Set problem » Omit all images. Transcribe the rest of the material below exactly.

##### Dataset content

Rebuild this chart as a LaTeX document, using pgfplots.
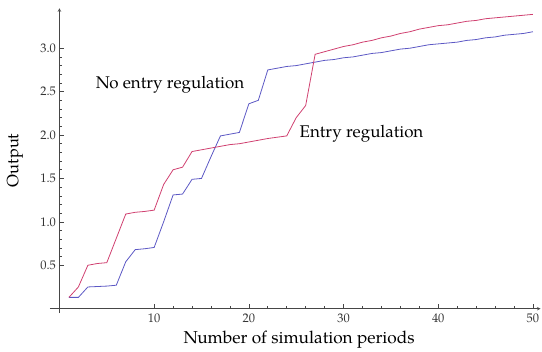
\documentclass[border=0pt]{standalone}
\usepackage{fontspec}
\setmainfont{TeX Gyre Pagella}
\usepackage{pgfplots}
\pgfplotsset{compat=1.18}
\usepackage{pgfplotstable}

\definecolor{regred}{RGB}{208,64,112}
\definecolor{noregblue}{RGB}{92,88,196}
\definecolor{axgray}{RGB}{70,70,70}

% Output per simulation period, with and without entry regulation
\pgfplotstableread{
t   y
1   0.13
2   0.25
3   0.50
4   0.52
5   0.53
6   0.81
7   1.09
8   1.11
9   1.12
10  1.135
11  1.43
12  1.60
13  1.63
14  1.81
15  1.83
16  1.85
17  1.87
18  1.89
19  1.90
20  1.92
21  1.94
22  1.96
23  1.975
24  1.99
25  2.20
26  2.34
27  2.93
28  2.96
29  2.99
30  3.02
31  3.04
32  3.07
33  3.09
34  3.12
35  3.14
36  3.17
37  3.19
38  3.22
39  3.24
40  3.26
41  3.27
42  3.29
43  3.31
44  3.32
45  3.34
46  3.35
47  3.36
48  3.37
49  3.38
50  3.39
}\entryreg

\pgfplotstableread{
t   y
1   0.13
2   0.13
3   0.25
4   0.255
5   0.26
6   0.27
7   0.54
8   0.68
9   0.69
10  0.705
11  1.00
12  1.31
13  1.32
14  1.49
15  1.50
16  1.75
17  1.99
18  2.01
19  2.03
20  2.36
21  2.40
22  2.75
23  2.77
24  2.79
25  2.80
26  2.82
27  2.84
28  2.86
29  2.87
30  2.89
31  2.90
32  2.92
33  2.94
34  2.95
35  2.97
36  2.99
37  3.00
38  3.02
39  3.04
40  3.05
41  3.06
42  3.07
43  3.09
44  3.10
45  3.12
46  3.13
47  3.15
48  3.16
49  3.17
50  3.19
}\noentryreg

\begin{document}
\begin{tikzpicture}
\begin{axis}[
  name=ax,
  scale only axis,
  width=490.5bp, height=304.7bp,
  xmin=-1, xmax=50.8,
  ymin=-0.05, ymax=3.46,
  axis lines=middle,
  axis line style={axgray, line width=0.6pt},
  xtick={10,20,30,40,50},
  ytick={0.5,1.0,1.5,2.0,2.5,3.0},
  yticklabel style={/pgf/number format/.cd, fixed, fixed zerofill, precision=1},
  minor x tick num=4,
  minor y tick num=4,
  tick align=inside,
  major tick length=5bp,
  minor tick length=3bp,
  tick style={axgray, line width=0.6pt},
  /pgf/number format/assume math mode=true,
  tick label style={font=\fontsize{12.5}{12.5}\selectfont, text=black!80},
  xticklabel style={yshift=-2bp},
  xlabel={Number of simulation periods},
  ylabel={Output},
  xlabel style={font=\fontsize{17.3}{17.3}\selectfont, at={(axis description cs:0.508,-0.089)}, anchor=center},
  ylabel style={font=\fontsize{16.5}{16.5}\selectfont, at={(axis description cs:-0.0714,0.501)}, anchor=center, rotate=90},
  clip=false,
]
\addplot[noregblue, line width=0.8pt] table[x=t, y=y] {\noentryreg};
\addplot[regred, line width=0.8pt] table[x=t, y=y] {\entryreg};
\node[font=\fontsize{17}{17}\selectfont] at (axis cs:11.67,2.575) {No entry regulation};
\node[font=\fontsize{17}{17}\selectfont] at (axis cs:31.9,2.02) {Entry regulation};
\end{axis}
\pgfresetboundingbox
\path[use as bounding box] ([shift={(-50bp,-39bp)}]ax.south west) rectangle ++(542bp,352bp);
\end{tikzpicture}
\end{document}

##########

Solved exercise »
Rebuild this chart as a LaTeX document, using pgfplots.
\documentclass[border=0pt]{standalone}
\usepackage{fontspec}
\setmainfont{TeX Gyre Pagella}
\usepackage{pgfplots}
\pgfplotsset{compat=1.18}
\usepackage{pgfplotstable}

\definecolor{regred}{RGB}{208,64,112}
\definecolor{noregblue}{RGB}{92,88,196}
\definecolor{axgray}{RGB}{70,70,70}

% Output per simulation period, with and without entry regulation
\pgfplotstableread{
t   y
1   0.13
2   0.25
3   0.50
4   0.52
5   0.53
6   0.81
7   1.09
8   1.11
9   1.12
10  1.135
11  1.43
12  1.60
13  1.63
14  1.81
15  1.83
16  1.85
17  1.87
18  1.89
19  1.90
20  1.92
21  1.94
22  1.96
23  1.975
24  1.99
25  2.20
26  2.34
27  2.93
28  2.96
29  2.99
30  3.02
31  3.04
32  3.07
33  3.09
34  3.12
35  3.14
36  3.17
37  3.19
38  3.22
39  3.24
40  3.26
41  3.27
42  3.29
43  3.31
44  3.32
45  3.34
46  3.35
47  3.36
48  3.37
49  3.38
50  3.39
}\entryreg

\pgfplotstableread{
t   y
1   0.13
2   0.13
3   0.25
4   0.255
5   0.26
6   0.27
7   0.54
8   0.68
9   0.69
10  0.705
11  1.00
12  1.31
13  1.32
14  1.49
15  1.50
16  1.75
17  1.99
18  2.01
19  2.03
20  2.36
21  2.40
22  2.75
23  2.77
24  2.79
25  2.80
26  2.82
27  2.84
28  2.86
29  2.87
30  2.89
31  2.90
32  2.92
33  2.94
34  2.95
35  2.97
36  2.99
37  3.00
38  3.02
39  3.04
40  3.05
41  3.06
42  3.07
43  3.09
44  3.10
45  3.12
46  3.13
47  3.15
48  3.16
49  3.17
50  3.19
}\noentryreg

\begin{document}
\begin{tikzpicture}
\begin{axis}[
  name=ax,
  scale only axis,
  width=490.5bp, height=304.7bp,
  xmin=-1, xmax=50.8,
  ymin=-0.05, ymax=3.46,
  axis lines=middle,
  axis line style={axgray, line width=0.6pt},
  xtick={10,20,30,40,50},
  ytick={0.5,1.0,1.5,2.0,2.5,3.0},
  yticklabel style={/pgf/number format/.cd, fixed, fixed zerofill, precision=1},
  minor x tick num=4,
  minor y tick num=4,
  tick align=inside,
  major tick length=5bp,
  minor tick length=3bp,
  tick style={axgray, line width=0.6pt},
  /pgf/number format/assume math mode=true,
  tick label style={font=\fontsize{12.5}{12.5}\selectfont, text=black!80},
  xticklabel style={yshift=-2bp},
  xlabel={Number of simulation periods},
  ylabel={Output},
  xlabel style={font=\fontsize{17.3}{17.3}\selectfont, at={(axis description cs:0.508,-0.089)}, anchor=center},
  ylabel style={font=\fontsize{16.5}{16.5}\selectfont, at={(axis description cs:-0.0714,0.501)}, anchor=center, rotate=90},
  clip=false,
]
\addplot[noregblue, line width=0.8pt] table[x=t, y=y] {\noentryreg};
\addplot[regred, line width=0.8pt] table[x=t, y=y] {\entryreg};
\node[font=\fontsize{17}{17}\selectfont] at (axis cs:11.67,2.575) {No entry regulation};
\node[font=\fontsize{17}{17}\selectfont] at (axis cs:31.9,2.02) {Entry regulation};
\end{axis}
\pgfresetboundingbox
\path[use as bounding box] ([shift={(-50bp,-39bp)}]ax.south west) rectangle ++(542bp,352bp);
\end{tikzpicture}
\end{document}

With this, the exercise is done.